WHAT THE EXERCISE ASKS
Will you return, word for word, only the lines from the top of the data below down to and including the one with "fig.text(319 / W, 1"?
- - -
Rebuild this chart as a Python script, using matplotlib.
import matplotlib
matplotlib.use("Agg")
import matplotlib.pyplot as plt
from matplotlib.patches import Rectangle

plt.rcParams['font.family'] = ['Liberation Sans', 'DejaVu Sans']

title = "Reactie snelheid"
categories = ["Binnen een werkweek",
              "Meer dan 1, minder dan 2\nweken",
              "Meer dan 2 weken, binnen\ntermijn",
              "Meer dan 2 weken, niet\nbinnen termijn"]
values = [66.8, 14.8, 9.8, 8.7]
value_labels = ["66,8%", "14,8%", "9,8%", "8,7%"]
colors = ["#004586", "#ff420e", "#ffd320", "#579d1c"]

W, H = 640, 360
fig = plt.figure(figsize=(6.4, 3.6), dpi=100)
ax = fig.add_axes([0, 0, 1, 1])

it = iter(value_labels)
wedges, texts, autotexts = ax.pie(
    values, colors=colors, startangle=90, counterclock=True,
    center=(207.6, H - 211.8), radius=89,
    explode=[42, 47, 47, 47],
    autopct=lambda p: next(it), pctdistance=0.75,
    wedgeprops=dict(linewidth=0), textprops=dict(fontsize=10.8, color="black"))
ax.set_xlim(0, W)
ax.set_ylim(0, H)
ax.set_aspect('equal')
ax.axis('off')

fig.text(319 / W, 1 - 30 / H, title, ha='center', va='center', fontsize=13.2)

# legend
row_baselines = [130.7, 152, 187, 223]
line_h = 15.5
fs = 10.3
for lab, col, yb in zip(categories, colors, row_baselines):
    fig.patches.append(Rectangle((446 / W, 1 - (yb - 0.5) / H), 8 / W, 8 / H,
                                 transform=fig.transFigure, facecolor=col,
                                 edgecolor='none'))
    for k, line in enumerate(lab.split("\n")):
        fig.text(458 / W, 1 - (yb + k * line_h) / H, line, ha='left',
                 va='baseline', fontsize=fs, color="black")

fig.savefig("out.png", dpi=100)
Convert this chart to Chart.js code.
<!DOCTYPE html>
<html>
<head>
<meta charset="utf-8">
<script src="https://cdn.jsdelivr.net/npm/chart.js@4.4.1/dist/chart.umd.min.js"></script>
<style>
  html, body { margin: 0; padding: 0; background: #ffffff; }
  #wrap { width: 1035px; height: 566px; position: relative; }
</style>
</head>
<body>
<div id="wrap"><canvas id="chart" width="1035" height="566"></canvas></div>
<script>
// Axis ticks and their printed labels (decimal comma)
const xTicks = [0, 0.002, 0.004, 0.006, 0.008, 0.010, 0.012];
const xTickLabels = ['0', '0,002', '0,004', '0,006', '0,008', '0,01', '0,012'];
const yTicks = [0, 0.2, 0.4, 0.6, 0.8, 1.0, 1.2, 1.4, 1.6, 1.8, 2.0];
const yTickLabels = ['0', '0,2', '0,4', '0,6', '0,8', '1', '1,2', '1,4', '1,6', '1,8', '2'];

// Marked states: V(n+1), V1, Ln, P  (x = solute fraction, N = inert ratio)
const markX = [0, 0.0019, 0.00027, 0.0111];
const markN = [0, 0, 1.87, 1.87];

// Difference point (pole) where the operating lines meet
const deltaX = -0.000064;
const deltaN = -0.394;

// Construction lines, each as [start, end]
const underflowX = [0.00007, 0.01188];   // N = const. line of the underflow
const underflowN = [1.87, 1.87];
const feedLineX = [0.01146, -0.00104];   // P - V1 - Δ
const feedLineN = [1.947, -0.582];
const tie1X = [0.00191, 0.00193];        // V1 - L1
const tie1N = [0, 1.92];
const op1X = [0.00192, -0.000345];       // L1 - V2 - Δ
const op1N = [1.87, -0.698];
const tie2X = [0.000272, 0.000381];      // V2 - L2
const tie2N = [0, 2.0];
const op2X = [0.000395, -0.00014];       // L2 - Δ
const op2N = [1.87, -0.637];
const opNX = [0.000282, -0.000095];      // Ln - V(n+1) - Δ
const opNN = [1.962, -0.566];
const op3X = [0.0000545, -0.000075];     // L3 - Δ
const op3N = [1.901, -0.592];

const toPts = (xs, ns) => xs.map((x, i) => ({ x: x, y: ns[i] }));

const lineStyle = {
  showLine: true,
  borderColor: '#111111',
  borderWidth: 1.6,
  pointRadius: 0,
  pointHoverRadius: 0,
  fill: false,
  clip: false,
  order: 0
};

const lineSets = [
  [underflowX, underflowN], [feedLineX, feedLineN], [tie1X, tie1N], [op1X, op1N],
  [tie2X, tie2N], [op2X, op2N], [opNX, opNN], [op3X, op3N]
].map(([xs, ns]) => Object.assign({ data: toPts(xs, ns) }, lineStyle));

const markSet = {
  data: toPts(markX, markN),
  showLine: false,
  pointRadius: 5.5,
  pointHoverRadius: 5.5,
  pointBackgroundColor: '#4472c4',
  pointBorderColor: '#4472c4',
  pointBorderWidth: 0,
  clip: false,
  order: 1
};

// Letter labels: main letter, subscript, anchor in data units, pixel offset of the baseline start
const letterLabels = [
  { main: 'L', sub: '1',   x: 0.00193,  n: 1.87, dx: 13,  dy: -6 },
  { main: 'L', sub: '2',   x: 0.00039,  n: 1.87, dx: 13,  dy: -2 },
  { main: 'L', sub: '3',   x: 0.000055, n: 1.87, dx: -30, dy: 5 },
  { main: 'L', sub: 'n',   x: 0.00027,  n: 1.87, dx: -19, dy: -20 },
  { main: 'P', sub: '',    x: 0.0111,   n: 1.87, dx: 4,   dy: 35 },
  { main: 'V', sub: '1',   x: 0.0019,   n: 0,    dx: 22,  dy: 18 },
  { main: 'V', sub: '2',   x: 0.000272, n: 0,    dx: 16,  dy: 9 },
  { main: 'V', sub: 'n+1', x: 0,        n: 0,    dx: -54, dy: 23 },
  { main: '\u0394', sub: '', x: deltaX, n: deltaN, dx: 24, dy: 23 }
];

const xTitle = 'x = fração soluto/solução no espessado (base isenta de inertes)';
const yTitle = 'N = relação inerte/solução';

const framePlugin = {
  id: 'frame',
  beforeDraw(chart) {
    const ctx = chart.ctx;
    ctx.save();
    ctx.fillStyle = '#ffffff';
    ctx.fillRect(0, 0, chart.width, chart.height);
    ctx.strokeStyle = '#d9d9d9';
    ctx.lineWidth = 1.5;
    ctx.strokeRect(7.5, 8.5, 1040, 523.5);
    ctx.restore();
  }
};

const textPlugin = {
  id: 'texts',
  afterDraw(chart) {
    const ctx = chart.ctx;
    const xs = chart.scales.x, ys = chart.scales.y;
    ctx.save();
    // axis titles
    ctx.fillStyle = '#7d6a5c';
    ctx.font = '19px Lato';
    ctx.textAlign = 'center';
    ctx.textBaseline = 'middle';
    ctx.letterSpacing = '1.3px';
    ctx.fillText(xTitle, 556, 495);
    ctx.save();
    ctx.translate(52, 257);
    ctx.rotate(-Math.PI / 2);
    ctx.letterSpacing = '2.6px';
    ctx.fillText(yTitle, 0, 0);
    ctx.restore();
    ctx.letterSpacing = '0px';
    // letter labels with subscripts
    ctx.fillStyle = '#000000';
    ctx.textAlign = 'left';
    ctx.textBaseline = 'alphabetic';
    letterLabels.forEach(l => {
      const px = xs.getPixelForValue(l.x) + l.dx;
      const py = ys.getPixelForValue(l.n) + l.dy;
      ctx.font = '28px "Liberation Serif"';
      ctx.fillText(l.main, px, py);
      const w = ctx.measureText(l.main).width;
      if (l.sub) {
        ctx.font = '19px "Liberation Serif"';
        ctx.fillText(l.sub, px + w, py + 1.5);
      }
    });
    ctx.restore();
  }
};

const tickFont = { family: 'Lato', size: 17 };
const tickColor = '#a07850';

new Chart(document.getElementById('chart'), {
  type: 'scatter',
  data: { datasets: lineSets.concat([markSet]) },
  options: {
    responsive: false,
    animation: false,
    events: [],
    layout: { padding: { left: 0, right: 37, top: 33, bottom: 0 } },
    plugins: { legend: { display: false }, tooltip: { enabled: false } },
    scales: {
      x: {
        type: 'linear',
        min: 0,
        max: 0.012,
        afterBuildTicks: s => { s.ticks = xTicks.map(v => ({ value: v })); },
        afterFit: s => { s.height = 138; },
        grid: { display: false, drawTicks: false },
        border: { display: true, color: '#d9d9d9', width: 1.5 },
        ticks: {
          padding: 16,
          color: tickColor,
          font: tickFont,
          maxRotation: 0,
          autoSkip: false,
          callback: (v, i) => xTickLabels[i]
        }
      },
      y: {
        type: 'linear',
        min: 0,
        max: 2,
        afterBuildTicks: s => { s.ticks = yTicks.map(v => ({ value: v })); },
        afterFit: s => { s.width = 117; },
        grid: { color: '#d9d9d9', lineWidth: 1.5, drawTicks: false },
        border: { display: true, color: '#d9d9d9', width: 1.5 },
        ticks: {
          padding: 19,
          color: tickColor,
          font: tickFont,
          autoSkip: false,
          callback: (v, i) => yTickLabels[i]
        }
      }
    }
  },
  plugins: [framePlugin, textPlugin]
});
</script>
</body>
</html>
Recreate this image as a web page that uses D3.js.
- - -
THE SOLUTION
Rebuild this chart as a Python script, using matplotlib.
import matplotlib
matplotlib.use("Agg")
import matplotlib.pyplot as plt
from matplotlib.patches import Rectangle

plt.rcParams['font.family'] = ['Liberation Sans', 'DejaVu Sans']

title = "Reactie snelheid"
categories = ["Binnen een werkweek",
              "Meer dan 1, minder dan 2\nweken",
              "Meer dan 2 weken, binnen\ntermijn",
              "Meer dan 2 weken, niet\nbinnen termijn"]
values = [66.8, 14.8, 9.8, 8.7]
value_labels = ["66,8%", "14,8%", "9,8%", "8,7%"]
colors = ["#004586", "#ff420e", "#ffd320", "#579d1c"]

W, H = 640, 360
fig = plt.figure(figsize=(6.4, 3.6), dpi=100)
ax = fig.add_axes([0, 0, 1, 1])

it = iter(value_labels)
wedges, texts, autotexts = ax.pie(
    values, colors=colors, startangle=90, counterclock=True,
    center=(207.6, H - 211.8), radius=89,
    explode=[42, 47, 47, 47],
    autopct=lambda p: next(it), pctdistance=0.75,
    wedgeprops=dict(linewidth=0), textprops=dict(fontsize=10.8, color="black"))
ax.set_xlim(0, W)
ax.set_ylim(0, H)
ax.set_aspect('equal')
ax.axis('off')

fig.text(319 / W, 1 - 30 / H, title, ha='center', va='center', fontsize=13.2)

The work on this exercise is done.